Ну, скажите мне – кто все эти твари? Что представляется вам в ходе предложения «прилетели розовогрудые жуланы» – какие невозможные, смешные чудеса? Совершенно очевидно, совершенно и очевидно, что автор их всех придумал – перед нами иная чужая планета, порождение фантазии человека, не придумавшего убедительных причин обитать на собственной планете.

Плиски? Какие ещё плиски? Да нет же, утверждает Бианки, это мы на своей планете, на своём болоте – чужие, слепые, немые, убогие.

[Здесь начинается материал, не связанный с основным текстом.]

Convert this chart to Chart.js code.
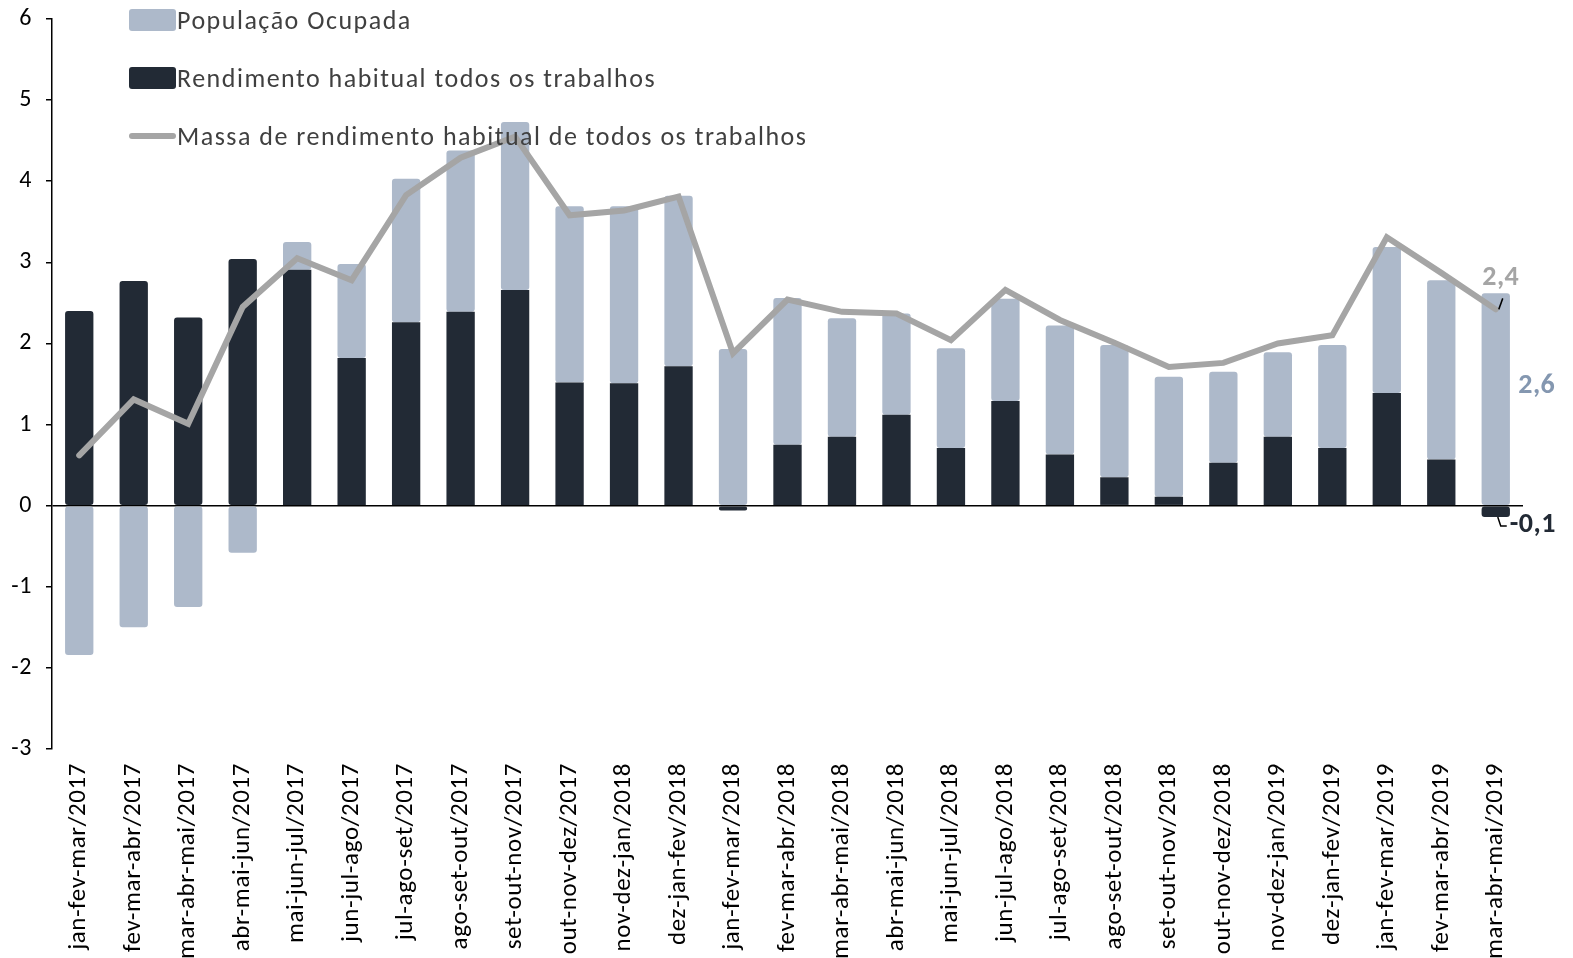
<!DOCTYPE html>
<html lang="pt">
<head>
<meta charset="utf-8">
<title>Massa de rendimento habitual</title>
<script src="https://cdn.jsdelivr.net/npm/chart.js@4/dist/chart.umd.min.js"></script>
<style>
   html, body { margin: 0; padding: 0; background: #fff; }
   #wrap { position: relative; width: 1573px; height: 958px; }
   #legenda { position: absolute; left: 129px; top: 0; font-family: Calibri, Carlito, Lato, sans-serif; font-size: 26px; letter-spacing: 1.5px; color: #404040; }
   .item { position: absolute; left: 0; height: 40px; display: flex; align-items: center; white-space: nowrap; }
   .caixa { width: 47px; height: 22px; border-radius: 3px; margin-right: 1px; }
   .traco { width: 47px; height: 6px; border-radius: 3px; background: #A5A5A5; margin-right: 1px; }
</style>
</head>
<body>
<div id="wrap">
   <canvas id="grafico" width="1573" height="958"></canvas>
   <div id="legenda">
      <div class="item" style="top:0px"><span class="caixa" style="background:#ADB9CA"></span>População Ocupada</div>
      <div class="item" style="top:58px"><span class="caixa" style="background:#222A35"></span>Rendimento habitual todos os trabalhos</div>
      <div class="item" style="top:116px"><span class="traco"></span>Massa de rendimento habitual de todos os trabalhos</div>
   </div>
</div>
<script>
/* -----------------------------------------------------------------------
   dados
   ------------------------------------------------------------------------*/
const categorias = [
   "jan-fev-mar/2017", "fev-mar-abr/2017", "mar-abr-mai/2017", "abr-mai-jun/2017",
   "mai-jun-jul/2017", "jun-jul-ago/2017", "jul-ago-set/2017", "ago-set-out/2017",
   "set-out-nov/2017", "out-nov-dez/2017", "nov-dez-jan/2018", "dez-jan-fev/2018",
   "jan-fev-mar/2018", "fev-mar-abr/2018", "mar-abr-mai/2018", "abr-mai-jun/2018",
   "mai-jun-jul/2018", "jun-jul-ago/2018", "jul-ago-set/2018", "ago-set-out/2018",
   "set-out-nov/2018", "out-nov-dez/2018", "nov-dez-jan/2019", "dez-jan-fev/2019",
   "jan-fev-mar/2019", "fev-mar-abr/2019", "mar-abr-mai/2019"
];
const populacao = [
   -1.84, -1.50, -1.25, -0.58, 0.34, 1.16, 1.77, 1.99, 2.07, 2.17, 2.18, 2.10, 1.93,
   1.81, 1.46, 1.25, 1.23, 1.26, 1.59, 1.63, 1.48, 1.12, 1.04, 1.27, 1.80, 2.21, 2.62
];
const rendimento = [
   2.40, 2.77, 2.32, 3.04, 2.91, 1.82, 2.26, 2.39, 2.66, 1.52, 1.51, 1.72, -0.06,
   0.75, 0.85, 1.12, 0.71, 1.29, 0.63, 0.35, 0.11, 0.53, 0.85, 0.71, 1.39, 0.57, -0.14
];
const massa = [
   0.62, 1.31, 1.01, 2.45, 3.05, 2.78, 3.83, 4.29, 4.55, 3.58, 3.64, 3.81, 1.88,
   2.54, 2.39, 2.37, 2.04, 2.66, 2.29, 2.01, 1.71, 1.76, 2.00, 2.10, 3.31, 2.87, 2.42
];
const ticksY = [-3, -2, -1, 0, 1, 2, 3, 4, 5, 6];

const FONTE = "Calibri, Carlito, Lato, sans-serif";

function fmt(v) {
   return v.toFixed(1).replace('.', ',');
}

/* -----------------------------------------------------------------------
   espaçamento entre letras (como o Excel)
   ------------------------------------------------------------------------*/
const espacamento = {
   id: 'espacamento',
   beforeDraw: function(chart) {
      chart.ctx.letterSpacing = '0.6px';
   }
};

/* -----------------------------------------------------------------------
   rótulos do último período
   ------------------------------------------------------------------------*/
const rotulos = {
   id: 'rotulos',
   afterDatasetsDraw: function(chart) {
      const ctx = chart.ctx;
      const x = chart.scales.x;
      const y = chart.scales.y;
      const i = categorias.length - 1;
      const xc = x.getPixelForValue(i);

      ctx.save();
      ctx.font = "bold 28px " + FONTE;
      ctx.letterSpacing = '0.5px';
      ctx.textAlign = 'center';
      ctx.textBaseline = 'middle';
      ctx.strokeStyle = '#000';
      ctx.lineWidth = 1.5;

      // massa
      const yMassa = y.getPixelForValue(massa[i]);
      ctx.beginPath();
      ctx.moveTo(xc + 3, yMassa);
      ctx.lineTo(xc + 7, yMassa - 11);
      ctx.stroke();
      ctx.fillStyle = '#A5A5A5';
      ctx.fillText(fmt(massa[i]), xc + 5, yMassa - 31);

      // população
      const yPop = y.getPixelForValue(populacao[i]);
      ctx.fillStyle = '#8497B0';
      ctx.fillText(fmt(populacao[i]), xc + 41, yPop + 93);

      // rendimento
      const yRend = y.getPixelForValue(rendimento[i]);
      ctx.beginPath();
      ctx.moveTo(xc + 2, yRend);
      ctx.lineTo(xc + 5, yRend + 9);
      ctx.lineTo(xc + 11, yRend + 9);
      ctx.stroke();
      ctx.fillStyle = '#222A35';
      ctx.textAlign = 'left';
      ctx.fillText(fmt(rendimento[i]), xc + 14, yRend + 8);
      ctx.restore();
   }
};

const grafico = new Chart(document.getElementById('grafico'), {
   type: 'bar',
   data: {
      labels: categorias,
      datasets: [
         {
            type: 'line',
            label: 'Massa de rendimento habitual de todos os trabalhos',
            data: massa,
            borderColor: '#A5A5A5',
            backgroundColor: '#A5A5A5',
            borderWidth: 6,
            borderCapStyle: 'round',
            borderJoinStyle: 'miter',
            pointRadius: 0,
            tension: 0,
            stack: 'massa',
            order: 0
         },
         {
            label: 'Rendimento habitual todos os trabalhos',
            data: rendimento,
            backgroundColor: '#222A35',
            borderRadius: 3,
            borderSkipped: false,
            stack: 'barras',
            order: 1
         },
         {
            label: 'População Ocupada',
            data: populacao,
            backgroundColor: '#ADB9CA',
            borderRadius: 3,
            borderSkipped: false,
            stack: 'barras',
            order: 2
         }
      ]
   },
   options: {
      responsive: false,
      animation: false,
      barPercentage: 0.52,
      categoryPercentage: 1,
      layout: {
         padding: { top: 19, right: 50, left: 0, bottom: 0 }
      },
      scales: {
         x: {
            stacked: true,
            grid: { display: false, drawTicks: false },
            border: { display: false },
            ticks: {
               minRotation: 90,
               maxRotation: 90,
               autoSkip: false,
               padding: 14,
               color: '#000',
               font: { size: 25, family: FONTE }
            },
            afterFit: function(s) { s.height = 209; }
         },
         y: {
            stacked: true,
            min: ticksY[0],
            max: ticksY[ticksY.length - 1],
            afterBuildTicks: function(s) {
               s.ticks = ticksY.map(function(v) { return { value: v }; });
            },
            grid: {
               color: function(c) { return c.tick && c.tick.value === 0 ? '#000' : 'transparent'; },
               tickColor: '#000',
               tickLength: 6,
               lineWidth: 1.5
            },
            border: { color: '#000', width: 1.5 },
            ticks: {
               padding: 14,
               color: '#000',
               font: { size: 24, family: FONTE }
            },
            afterFit: function(s) {
               s.width = 52;
               s.paddingTop = 0;
               s.paddingBottom = 0;
            }
         }
      },
      plugins: {
         legend: { display: false },
         tooltip: { enabled: false }
      }
   },
   plugins: [espacamento, rotulos]
});
</script>
</body>
</html>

Мы (в смысле я) не знаем варакушку (птица семейства дроздовых отряда воробьинообразных. В зависимости от подхода к классификации, вместе со всем родом соловьи может относиться к семейству мухоловковых. Размером чуть меньше домового воробья. Длина тела – около 15 см. Масса самцов – 15–23 г, самок – 13–21 г. Спинка бурая или серовато-бурая, надхвостье рыжее. Горло и зоб – синие с рыжим пятном посередине; пятно может быть белым или только окружено белым. Синий цвет снизу окаймлён черноватым, а затем рыжими полукольцами поперёк груди. Хвост рыжий с черноватой вершиной, средняя пара перьев хвоста бурые. Самка без синего и рыжего цветов. Горло беловатое, окаймлённое буроватым полукольцом. Клюв чёрный, ноги буро-чёрные).